Sunday, October 14, 2007

In Rainbows: Oh, the Crap I Gave Before I Listened

“In Rainbows” might not be the most masculine album title, but it certainly encapsulates Radiohead’s multicolor mood swings. In the last 10 years or so, no band has matched Thom Yorke and co. as a vibe contagion—as deeply as “There There” lolls in resigned masochism, “Packt Like Sardines in a Crushd Tin Box” is a directive to move, to make like a well-dressed greaser at a machine politics cocktail party. “Packt” makes you feel so sinister, so outside society’s grasp, that it functions better as a motivational tool than as a song.

Just as remarkable, if not more, is the way Radiohead released their brand-new album, “In Rainbows.” Their last work, “Hail to the Thief,” completed their pact with their label, so they decided to release this new one sans corporation. The album is being sold both in hard copy and as a download (about a 40MB Zip file), and is only available at radiohead.com. Here’s the twist: you, the buyer, decide how much you want to pay. You simply type in the desired price, anything from zero pounds and up (they’re a British band), and you’re immediately sent a link for the download or ordering instructions for the hard copy.

I downloaded “In Rainbows” today, and I’m giving it a mediocre review despite listening to only three-and-a-quarter songs. It’s distinctly lacking in fire, and its few strong moments are overshadowed by the reality that, on “In Rainbows,” Radiohead sounds like a Radiohead cover band. The melodies and beats are derivative, and the vocals are, on a good portion of the verses, pretty uninspired.

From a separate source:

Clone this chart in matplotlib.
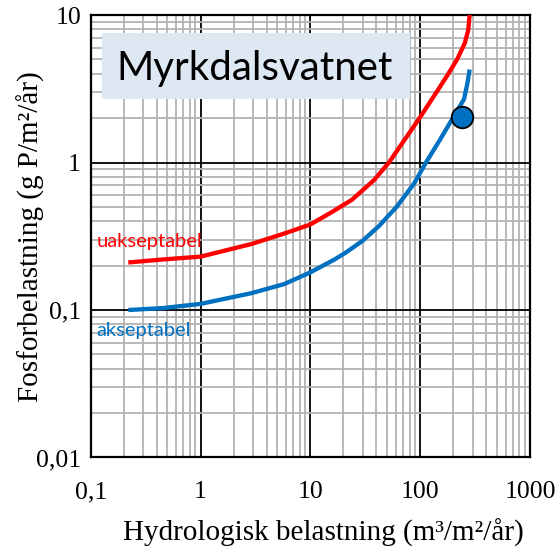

But that’s not the point, at least not in today’s music market. Radiohead’s sales technique was, from the start, bound to overshadow the album’s content—in ten years, “In Rainbows” will be remembered primarily as the album Radiohead independently sold for no price, and not as the average listen it really is.

In all, this year’s album crop has been just that: average. Ben Harper’s new CD was OK, as were the latest Kanye and 50 records. Indie releases were solid, if not stellar, as the Arcade Fire’s "Neon Bible," for example, wasn’t as scintillating as 2004’s "Funeral." "Zeitgeist," the first album from the reunited Smashing Pumpkins, is ironically titled, since it unintentionally captures the perfunctory attitude of our time. The problem for songwriters like Yorke and Billy Corgan is that there we're currently floating between artistic epochs. We are steadily digging our globally-warmed, watery graves, and we're hacking away at a devastating, dead-end war in Iraq, but the public hasn't sufficiently mobilized to drive an artistic age.

Someone told me recently that we’re living in the “post-post-modern” age, the restless ennui of post-modernism supplanted by a docile, inert era. It’s hard to define “post-post-modernism,” since “post-modernism” itself inherently escapes description, but we might summarize our era as follows: we’re living in the time that came after the time that came after something important. We had classicism and industrialization a century ago, which dictated the Western world’s socio-artistic values. Post-modernism followed, hand-in-hand with deindustrialization, and we knew was that it was some kind of answer to modernism, that it pushed back against the strict definitions and mechanization of the early twentieth century. Now, in the era after post-modernism, we don’t know how to regard ourselves. If post-modernism is Point A, we're having trouble getting to Point B, since Point A is undefined in the first place. Our current station is the amorphous follow-up to an era of absolute chaos and intrinsic disorder. We’re floating in the clouds, in rainbows, and without an intellectual GPS. We’re living in pretty mediocre times, and our music, our art, and our zeitgeist reflect just how aimless we’re feeling.